■ **Task statement**
Only the lines from the one holding "Clone this chart in Apache ECharts." through the one holding "var years = ['2016', '2022', '2023'];" are to be retyped, exactly as they appear, with both boundary lines included.

[begin Records for processing]

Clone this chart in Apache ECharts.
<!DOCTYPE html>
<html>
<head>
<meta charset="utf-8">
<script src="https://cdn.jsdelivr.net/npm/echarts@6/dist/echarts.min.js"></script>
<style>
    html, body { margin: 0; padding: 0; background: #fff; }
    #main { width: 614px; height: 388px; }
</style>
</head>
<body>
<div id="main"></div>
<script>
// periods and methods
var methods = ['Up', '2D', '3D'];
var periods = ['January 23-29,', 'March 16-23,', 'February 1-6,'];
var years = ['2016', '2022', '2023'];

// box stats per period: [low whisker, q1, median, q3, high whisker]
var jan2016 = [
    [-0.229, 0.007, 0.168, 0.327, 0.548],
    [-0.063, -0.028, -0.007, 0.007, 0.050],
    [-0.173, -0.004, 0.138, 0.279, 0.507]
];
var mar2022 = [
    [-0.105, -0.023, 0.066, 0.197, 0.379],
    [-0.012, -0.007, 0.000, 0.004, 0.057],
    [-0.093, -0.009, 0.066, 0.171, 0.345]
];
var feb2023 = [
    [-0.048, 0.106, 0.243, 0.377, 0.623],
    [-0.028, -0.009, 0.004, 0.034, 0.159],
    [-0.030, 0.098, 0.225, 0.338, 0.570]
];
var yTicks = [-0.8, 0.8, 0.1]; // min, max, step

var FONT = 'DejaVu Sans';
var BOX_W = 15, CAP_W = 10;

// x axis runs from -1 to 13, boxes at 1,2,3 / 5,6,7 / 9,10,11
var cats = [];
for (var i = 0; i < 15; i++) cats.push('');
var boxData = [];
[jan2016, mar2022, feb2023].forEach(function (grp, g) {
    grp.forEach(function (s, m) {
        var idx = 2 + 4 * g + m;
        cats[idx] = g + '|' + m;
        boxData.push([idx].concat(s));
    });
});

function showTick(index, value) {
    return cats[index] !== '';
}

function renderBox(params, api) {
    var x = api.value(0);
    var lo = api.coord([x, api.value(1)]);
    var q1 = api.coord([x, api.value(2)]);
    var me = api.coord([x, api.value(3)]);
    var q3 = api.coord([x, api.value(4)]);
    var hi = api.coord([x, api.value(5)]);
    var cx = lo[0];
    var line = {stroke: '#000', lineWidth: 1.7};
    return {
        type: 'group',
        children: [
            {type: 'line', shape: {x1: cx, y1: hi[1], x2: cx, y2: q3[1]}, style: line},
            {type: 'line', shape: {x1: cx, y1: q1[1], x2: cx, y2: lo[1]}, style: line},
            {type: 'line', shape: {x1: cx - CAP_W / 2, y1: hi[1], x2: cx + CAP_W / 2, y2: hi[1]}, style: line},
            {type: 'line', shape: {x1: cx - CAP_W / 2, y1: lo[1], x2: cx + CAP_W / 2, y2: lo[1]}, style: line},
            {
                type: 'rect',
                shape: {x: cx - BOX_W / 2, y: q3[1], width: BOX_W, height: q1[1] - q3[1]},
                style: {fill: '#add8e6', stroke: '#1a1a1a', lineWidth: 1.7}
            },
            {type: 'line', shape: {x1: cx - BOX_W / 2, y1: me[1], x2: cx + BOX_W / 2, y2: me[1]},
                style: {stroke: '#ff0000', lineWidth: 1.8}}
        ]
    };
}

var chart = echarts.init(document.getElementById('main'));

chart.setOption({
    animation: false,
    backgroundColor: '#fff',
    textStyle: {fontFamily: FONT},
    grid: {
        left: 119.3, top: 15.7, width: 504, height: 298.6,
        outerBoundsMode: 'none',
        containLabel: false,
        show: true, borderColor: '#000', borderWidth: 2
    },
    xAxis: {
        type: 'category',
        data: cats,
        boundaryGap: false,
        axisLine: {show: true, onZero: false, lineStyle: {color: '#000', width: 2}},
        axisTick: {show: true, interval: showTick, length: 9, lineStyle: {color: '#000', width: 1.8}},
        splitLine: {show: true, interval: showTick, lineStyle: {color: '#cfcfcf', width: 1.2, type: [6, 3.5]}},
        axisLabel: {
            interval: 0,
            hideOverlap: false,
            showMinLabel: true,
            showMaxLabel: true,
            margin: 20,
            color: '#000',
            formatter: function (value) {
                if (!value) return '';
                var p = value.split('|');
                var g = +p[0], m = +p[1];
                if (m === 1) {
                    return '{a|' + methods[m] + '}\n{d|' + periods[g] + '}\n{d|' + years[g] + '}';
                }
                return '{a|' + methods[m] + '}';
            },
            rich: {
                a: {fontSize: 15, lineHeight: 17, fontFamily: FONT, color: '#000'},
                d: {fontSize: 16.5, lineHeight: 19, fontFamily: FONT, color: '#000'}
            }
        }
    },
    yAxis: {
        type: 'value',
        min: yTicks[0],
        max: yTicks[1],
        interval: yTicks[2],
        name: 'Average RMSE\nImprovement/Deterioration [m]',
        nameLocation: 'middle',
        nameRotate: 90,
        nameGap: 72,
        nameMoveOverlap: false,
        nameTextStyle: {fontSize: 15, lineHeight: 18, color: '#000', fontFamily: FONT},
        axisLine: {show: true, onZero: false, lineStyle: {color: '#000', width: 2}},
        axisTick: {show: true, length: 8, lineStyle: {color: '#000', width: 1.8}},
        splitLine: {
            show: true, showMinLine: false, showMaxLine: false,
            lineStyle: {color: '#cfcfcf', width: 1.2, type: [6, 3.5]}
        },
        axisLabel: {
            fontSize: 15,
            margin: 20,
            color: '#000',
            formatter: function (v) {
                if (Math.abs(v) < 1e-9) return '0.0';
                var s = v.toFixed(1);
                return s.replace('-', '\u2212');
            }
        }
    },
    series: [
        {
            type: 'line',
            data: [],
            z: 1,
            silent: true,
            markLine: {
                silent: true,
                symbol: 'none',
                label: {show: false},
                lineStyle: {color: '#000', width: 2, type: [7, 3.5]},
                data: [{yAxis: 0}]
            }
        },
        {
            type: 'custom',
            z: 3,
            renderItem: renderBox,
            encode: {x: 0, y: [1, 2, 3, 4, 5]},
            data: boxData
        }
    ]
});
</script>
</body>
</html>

[end Records for processing]
[begin Records for processing]

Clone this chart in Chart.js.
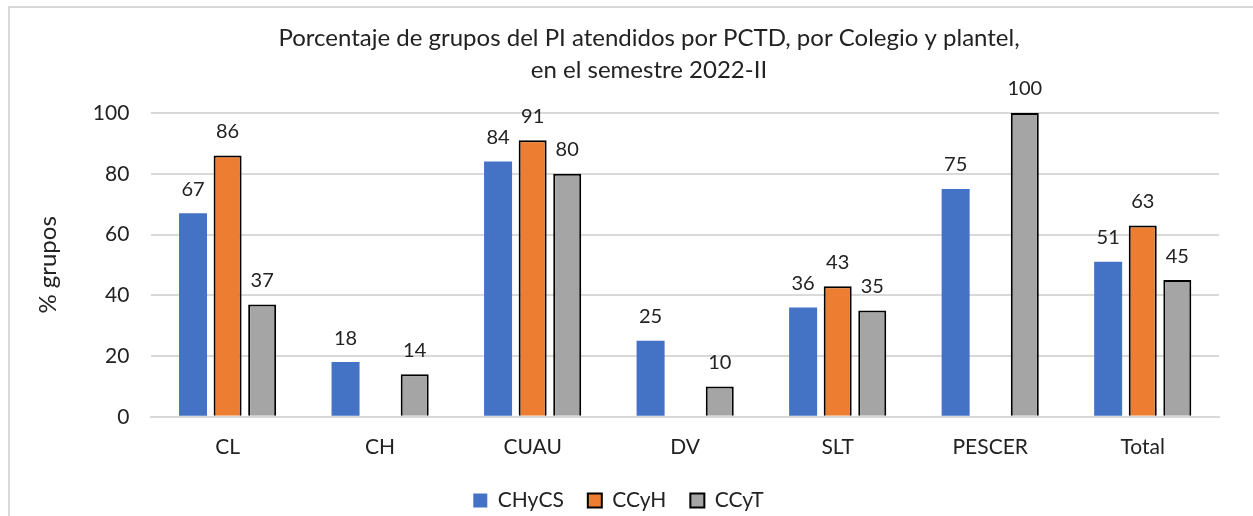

[end Records for processing]

■ **Complete answer**
Clone this chart in Apache ECharts.
<!DOCTYPE html>
<html>
<head>
<meta charset="utf-8">
<script src="https://cdn.jsdelivr.net/npm/echarts@6/dist/echarts.min.js"></script>
<style>
    html, body { margin: 0; padding: 0; background: #fff; }
    #main { width: 614px; height: 388px; }
</style>
</head>
<body>
<div id="main"></div>
<script>
// periods and methods
var methods = ['Up', '2D', '3D'];
var periods = ['January 23-29,', 'March 16-23,', 'February 1-6,'];
var years = ['2016', '2022', '2023'];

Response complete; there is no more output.